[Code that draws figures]
····················

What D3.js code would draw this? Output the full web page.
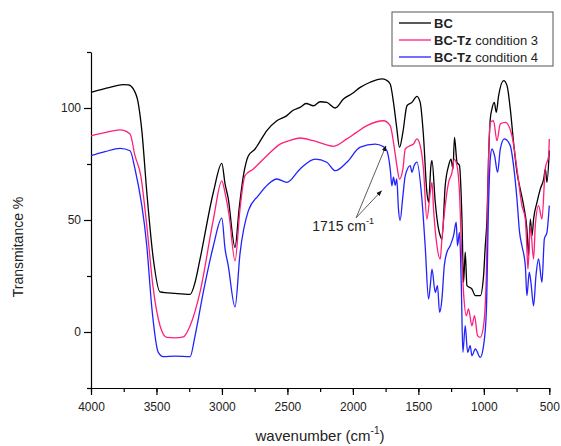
<!DOCTYPE html>
<meta charset="utf-8">
<style>
  body { margin: 0; background: #fff; font-family: "Liberation Sans", Arial, sans-serif; }
  text { fill: #222; }
</style>
<body>
<svg></svg>
<script src="https://cdnjs.cloudflare.com/ajax/libs/d3/7.8.5/d3.min.js"></script>
<script>

// BC (black)
var wnBC = [4000,3855,3755,3715,3677,3641,3612,3574,3524,3473,3358,3243,3205,3167,3065,3001,2976,2953,2900,2869,2836,2798,2747,2722,2657,2581,2504,2456,2403,2357,2301,2250,2199,2135,2072,2005,1944,1868,1778,1746,1715,1690,1664,1644,1618,1587,1549,1511,1486,1461,1435,1422,1404,1396,1371,1346,1333,1320,1295,1269,1251,1236,1224,1205,1186,1167,1155,1142,1129,1091,1065,1027,1002,989,976,964,951,938,920,905,887,849,823,798,773,747,722,696,671,658,645,632,620,594,569,543,530,518,500];
var tBC  = [107,109.2,110.4,110.3,108.5,102.7,90,62.5,32.6,17.9,17.2,16.8,22.2,32.6,62.5,75.3,66,60,37.8,55,69.8,78.7,81.7,83.9,89.9,94.3,96.6,99,100.3,102,101,102.8,102.5,100,104,106.5,109.2,111.5,113,112.5,110.7,102.5,90.6,82.4,89.2,101,102.5,105.2,102.5,87.6,62.4,57.9,74.3,76.5,57.9,46,43,41.5,65.3,74.3,77.2,72.8,86.9,75.8,74.3,50.4,22.2,35.6,20.7,19.2,16.2,16.2,25.1,38.5,50.4,77.2,95,99.6,102.5,98.1,105.5,112.2,110,99.6,84.7,71.3,63.8,56.4,46,34.1,50.4,43,50.4,57.9,63.8,68.3,72.8,66.8,81];

// BC-Tz condition 3 (pink)
var wnC3 = [4000,3893,3778,3702,3664,3620,3574,3526,3473,3421,3358,3295,3243,3167,3065,3001,2976,2945,2900,2862,2824,2760,2657,2556,2480,2403,2301,2148,2046,1975,1893,1766,1715,1690,1664,1644,1618,1600,1562,1537,1511,1486,1461,1435,1409,1396,1384,1358,1333,1320,1295,1269,1243,1226,1205,1186,1167,1155,1134,1117,1091,1071,1048,1027,1002,981,964,951,926,900,874,836,785,747,709,683,671,663,645,620,607,582,556,531,505,500];
var tC3  = [87.6,89,90.2,88.4,78.7,69.8,47.5,20,2.8,-2.4,-2.6,-2.2,2.8,17.9,50.4,67.5,62,52,31.8,55,69.8,72.8,78.7,83.9,85.5,86.6,85.4,82.9,86.2,89,92.1,94.3,92.1,84.7,74.3,68.3,72.8,81.7,83.2,83.9,86.2,83.2,72.8,50.4,62.4,66.8,54.9,38.5,32.6,41.5,56.4,66.8,71.3,77.2,74.3,62.4,31.1,17.7,7.3,10.3,2.8,7.3,-1.6,-2.4,2.8,25.1,77.2,93.6,94.3,85.4,92.9,93.6,87.6,72.8,56.4,50.4,37,28.1,47.5,32.6,47.5,56.4,50.4,72.8,78.7,86.2];

// BC-Tz condition 4 (blue)
var wnC4 = [4000,3893,3778,3702,3664,3574,3534,3486,3447,3358,3243,3205,3142,3065,3001,2976,2953,2900,2862,2798,2722,2647,2581,2504,2403,2288,2199,2135,2046,1944,1830,1769,1740,1715,1702,1690,1677,1665,1652,1640,1618,1600,1562,1549,1532,1511,1473,1448,1422,1409,1396,1371,1354,1338,1320,1302,1282,1257,1231,1211,1201,1186,1172,1160,1142,1124,1104,1091,1065,1027,1002,981,964,951,938,918,895,874,844,798,773,747,727,709,683,671,653,640,620,602,582,556,538,518,500];
var tC4  = [78.7,80.5,82,80.9,72.8,38.5,10,-9.1,-11,-10.8,-11,-1.6,17.9,38.5,50.8,37,30,11.2,35,54.2,60.9,66,68.3,66.8,72.8,77.2,75.8,72,75.8,82.5,83.9,82.8,80.9,72.8,65.3,69.1,65.5,68.3,54.9,49.7,60.8,69.8,74.3,71.3,74.3,75.8,59.4,38.5,14.7,20.7,28.1,17.7,20.7,8.8,14.7,29.6,35.6,38.5,43,49,38.5,44.5,20.7,-9.1,2.8,-9.1,-6.1,-10.6,-7.6,-11.3,-6.1,8.8,56.4,77.2,81.7,78.7,71.3,81.7,86.2,83.2,74.3,59.4,44.5,38.5,29.6,16.2,26.7,22,11.7,25.1,32.6,22.2,41.5,44.5,56.4];

var seriesNames = ["BC", "BC-Tz condition 3", "BC-Tz condition 4"];
var colors = ["#000000", "#ff1f7a", "#2222ff"];

var xTicks = [4000, 3500, 3000, 2500, 2000, 1500, 1000, 500];
var yTicks = [0, 50, 100];

var width = 561, height = 446;

var svg = d3.select("svg").attr("width", width).attr("height", height);

var x = d3.scaleLinear().domain([4000, 500]).range([91, 549.3]);
var y = d3.scaleLinear().domain([-25, 125]).range([388, 52]);

// x axis: major + minor ticks
svg.append("g")
    .attr("transform", "translate(0,388)")
    .call(d3.axisBottom(x).tickValues(d3.range(4000, 499, -250)).tickSize(4).tickFormat(""))
    .call(function (g) { g.select(".domain").remove(); });
var xAxis = svg.append("g")
    .attr("transform", "translate(0,388)")
    .call(d3.axisBottom(x).tickValues(xTicks).tickSize(7).tickSizeOuter(0).tickFormat(d3.format("d")));
xAxis.selectAll("text").attr("font-size", 12).attr("dy", "1.1em").attr("fill", "#222");

// y axis
svg.append("g")
    .attr("transform", "translate(91,0)")
    .call(d3.axisLeft(y).tickValues([-25, 25, 75, 125]).tickSize(4).tickFormat(""))
    .call(function (g) { g.select(".domain").remove(); });
var yAxis = svg.append("g")
    .attr("transform", "translate(91,0)")
    .call(d3.axisLeft(y).tickValues(yTicks).tickSize(7).tickSizeOuter(0));
yAxis.selectAll("text").attr("font-size", 12).attr("x", -10).attr("fill", "#222");

svg.selectAll(".domain, .tick line").attr("stroke", "#000").attr("stroke-width", 1.2);

// spectra
var line = d3.line()
    .curve(d3.curveMonotoneX)
    .x(function (d) { return x(d[0]); })
    .y(function (d) { return y(d[1]); });

var all = [d3.zip(wnBC, tBC), d3.zip(wnC3, tC3), d3.zip(wnC4, tC4)];
svg.selectAll(".spec")
    .data(all)
    .enter().append("path")
    .attr("class", "spec")
    .attr("d", line)
    .attr("fill", "none")
    .attr("stroke", function (d, i) { return colors[i]; })
    .attr("stroke-width", 1.3)
    .attr("stroke-linejoin", "round");

// axis titles
svg.append("text")
    .attr("x", 320).attr("y", 441)
    .attr("text-anchor", "middle")
    .attr("font-size", 15)
    .html('wavenumber (cm<tspan font-size="10" dy="-7">-1</tspan><tspan dy="7">)</tspan>');

svg.append("text")
    .attr("transform", "translate(23,247)rotate(-90)")
    .attr("text-anchor", "middle")
    .attr("font-size", 14)
    .text("Transmitance %");

// annotation for 1715 cm-1
var tail = [1975, 51];
var tips = [[1748, 83], [1782, 63]];
svg.append("defs").append("marker")
    .attr("id", "head")
    .attr("viewBox", "0 0 10 10")
    .attr("refX", 9).attr("refY", 5)
    .attr("markerWidth", 7).attr("markerHeight", 7)
    .attr("orient", "auto")
    .append("path").attr("d", "M0,1L10,5L0,9z").attr("fill", "#111");

svg.selectAll(".arrow")
    .data(tips)
    .enter().append("line")
    .attr("class", "arrow")
    .attr("x1", x(tail[0])).attr("y1", y(tail[1]))
    .attr("x2", function (d) { return x(d[0]); })
    .attr("y2", function (d) { return y(d[1]); })
    .attr("stroke", "#333").attr("stroke-width", 0.8)
    .attr("marker-end", "url(#head)");

svg.append("text")
    .attr("x", x(2310)).attr("y", y(45))
    .attr("font-size", 14)
    .html('1715 cm<tspan font-size="9" dy="-7">-1</tspan>');

// legend
var lg = svg.append("g");
lg.append("rect")
    .attr("x", 392).attr("y", 12).attr("width", 161).attr("height", 54)
    .attr("fill", "#fff").attr("stroke", "#555").attr("stroke-width", 1);
var rows = lg.selectAll(".row")
    .data(seriesNames)
    .enter().append("g")
    .attr("transform", function (d, i) { return "translate(0," + (23 + i * 17) + ")"; });
rows.append("line")
    .attr("x1", 399).attr("x2", 431)
    .attr("stroke", function (d, i) { return colors[i]; })
    .attr("stroke-width", 1.3);
rows.append("text")
    .attr("x", 434).attr("dy", "0.36em")
    .attr("font-size", 13)
    .html(function (d) {
        var parts = d.split(" ");
        return '<tspan font-weight="bold">' + parts[0] + '</tspan>' + (parts.length > 1 ? " " + parts.slice(1).join(" ") : "");
    });

</script>
</body>
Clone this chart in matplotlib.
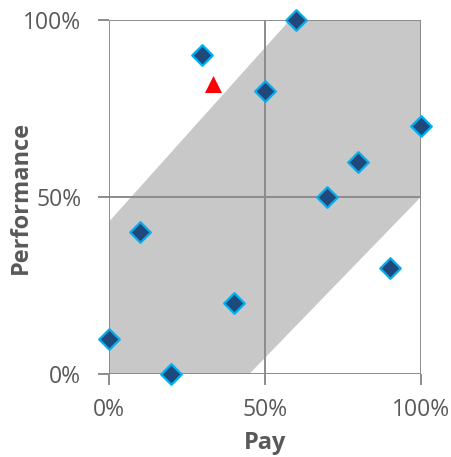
import matplotlib
matplotlib.use("Agg")
import matplotlib.pyplot as plt
from matplotlib.ticker import FuncFormatter

pay = [0.0, 0.1, 0.2, 0.3, 0.4, 0.5, 0.6, 0.7, 0.8, 0.9, 1.0]
performance = [0.1, 0.4, 0.0, 0.9, 0.2, 0.8, 1.0, 0.5, 0.6, 0.3, 0.7]
highlight_pay = [0.333]
highlight_perf = [0.82]
band_x = [0.0, 0.0, 0.58, 1.0, 1.0, 0.45]
band_y = [0.0, 0.43, 1.0, 1.0, 0.5, 0.0]
ticks = [0.0, 0.5, 1.0]

plt.rcParams['font.family'] = ['Open Sans', 'DejaVu Sans']

fig = plt.figure(figsize=(4.52, 4.57), dpi=100)
ax = fig.add_axes([0.241, 0.1816, 0.690, 0.7746])

ax.fill(band_x, band_y, color='#c8c8c8', lw=0, zorder=1)
for t in ticks:
    ax.axhline(t, color='#8c8c8c', lw=1.4, zorder=2)
    ax.axvline(t, color='#8c8c8c', lw=1.4, zorder=2)

ax.scatter(pay, performance, marker='D', s=110, facecolor='#1f497d',
           edgecolor='#00b0f0', linewidth=1.6, zorder=4, clip_on=False)
ax.scatter(highlight_pay, highlight_perf, marker='^', s=150, color='#ff0000',
           lw=0, zorder=4)

ax.set_xlim(0, 1)
ax.set_ylim(0, 1)
ax.set_xticks(ticks)
ax.set_yticks(ticks)
fmt = FuncFormatter(lambda v, p: f"{v*100:.0f}%")
ax.xaxis.set_major_formatter(fmt)
ax.yaxis.set_major_formatter(fmt)
for s in ax.spines.values():
    s.set_visible(False)
ax.tick_params(axis='both', direction='out', length=8, width=1.4,
               color='#8c8c8c', labelcolor='#595959', labelsize=16.5)
ax.tick_params(axis='x', pad=9)
ax.tick_params(axis='y', pad=12)

ax.set_xlabel('Pay', fontsize=17, fontweight='bold', color='#595959', labelpad=7)
ax.set_ylabel('Performance', fontsize=17, fontweight='bold', color='#595959')
ax.yaxis.set_label_coords(-0.244, 0.5)

fig.savefig('out.png', dpi=100)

····················

_What is being asked_
Return exactly the lines from the one with "Clone this chart in matplotlib." to the one with "ticks = [0.0, 0.5, 1.0]", inclusive, and nothing else; skip the pictures.

_Response below_
Clone this chart in matplotlib.
import matplotlib
matplotlib.use("Agg")
import matplotlib.pyplot as plt
from matplotlib.ticker import FuncFormatter

pay = [0.0, 0.1, 0.2, 0.3, 0.4, 0.5, 0.6, 0.7, 0.8, 0.9, 1.0]
performance = [0.1, 0.4, 0.0, 0.9, 0.2, 0.8, 1.0, 0.5, 0.6, 0.3, 0.7]
highlight_pay = [0.333]
highlight_perf = [0.82]
band_x = [0.0, 0.0, 0.58, 1.0, 1.0, 0.45]
band_y = [0.0, 0.43, 1.0, 1.0, 0.5, 0.0]
ticks = [0.0, 0.5, 1.0]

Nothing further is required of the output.